I just finished with my nightly forays into the world of Facebook. I usually spend fifteen or twenty minutes checking in on what my friends are doing and seeing if anyone else has “liked” my Reluctant Networker fan page. The question remains, though, can we consider Facebook (or any of the social media sites for that matter) to be networking?

I’d say it’s a qualified “Yes”.

Let’s be a little more clear on this, though. By networking, I mean the process of developing long-term mutually-beneficial relationships. To the extent that our activities on Facebook support this goal, Facebook is networking. So, what activities are and aren’t a part of that? Let’s take a look.

  • Posting our status. Hmm. Maybe a little bit. This is essentially an undifferentiated broadcast — all of our friends get to see what we write about, whether they are interested or not. In some ways it allows them to see an aspect of who we are, so to that extent it might deepen a relationship, but it’s pretty weak in that respect.
  • Commenting on another person’s status. This is more like it. We are interacting with that person. We are also likely to be talking about something of interest to them. This probably has almost the strength of an exchanged email on the networking scorecard.
  • Posting a link or other informational piece. This is kind of a mixed bag. If we are posting it on a fan page which is dedicated to this kind of information (and it isn’t essentially an advertisement), then this definitely counts as good networking. People see us as supporting that community of which they are a part. Bonus points if we respond to any comments about our posting.
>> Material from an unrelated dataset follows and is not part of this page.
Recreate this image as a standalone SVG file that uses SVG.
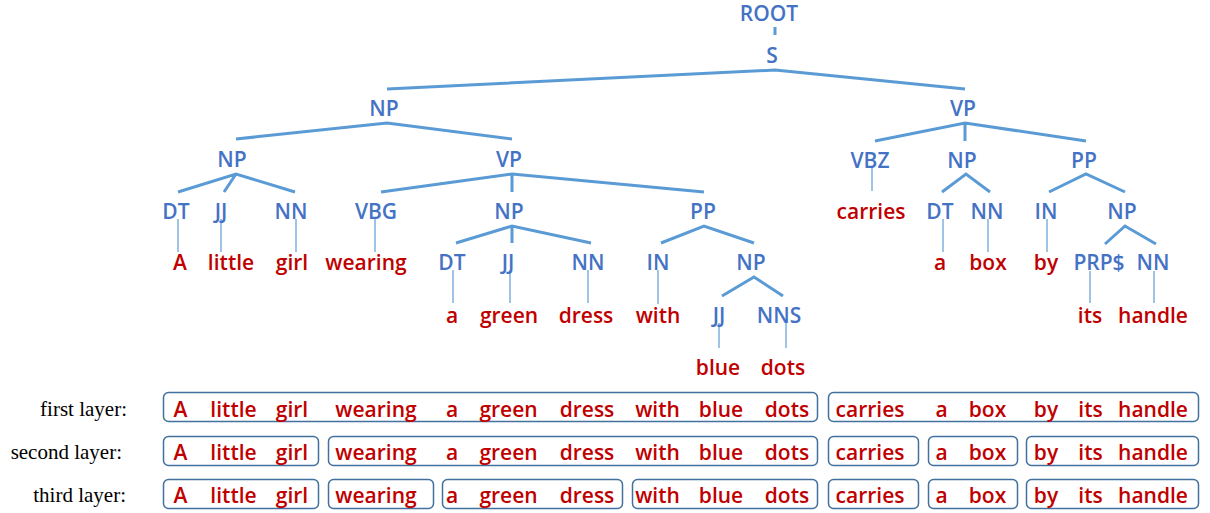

On the other hand, if this is only a general post to all of our friends, or the post is only of general interest (a joke or general news item), or it’s a (shudder) advertisement, then it has the same effect as a blanket email message to our entire email address book — not much and possibly a bit to the negative.
  • Suggesting a page to a specific friend who might actually be interested. Yes, definitely, especially if we include a personal note as to why they might be interested. Note that this is to a specific person.
  • Suggesting a page to all our friends at once is definitely not good practice. I know I’ve received suggestions to things that just weren’t me (such as a fan page for a nail salon in a different state). That pretty much told me that they didn’t really care about me except as a number to add to the “fan list”.
  • Sending messages to a specific person. Yes. These are basically the same as sending emails to individuals outside of Facebook. They don’t count for much on the networking scorecard, but they are points of contact.
  • Sending “friend” requests. If they are to people we already know, then yes. Sent to people we’ve never meant, not so much. Once again, when I receive such a message, all I can think of is that this person just wants to increase the number of “friends” they have, not really to make friends.
  • Playing games. No. No, dear God, no. If you enjoy playing Farmville, or Mafia Wars, or Werewolves and Vampires, or any of the other ninety bazillion games on Facebook, that’s awesome and more power to you. Doing so, though, does nothing to establish or strengthen our relationships with our FB friends. Also, depending on the patience level of our friends, the constant chatter that these games generate can actually alienate some of our friends.
So, if we are using Facebook as one of the tools in our networking toolbox, that’s great. It can be as useful as email and conceivably a great deal more convenient. No matter how much we want, though, it cannot be the whole of our interaction with the outside world. Just as with email, it’s strength lies in the light touches which can help maintain an existing relationship. Similarly its weakness is that it doesn’t do as well with creating new connections nor is it particularly efficient with deepening existing ones.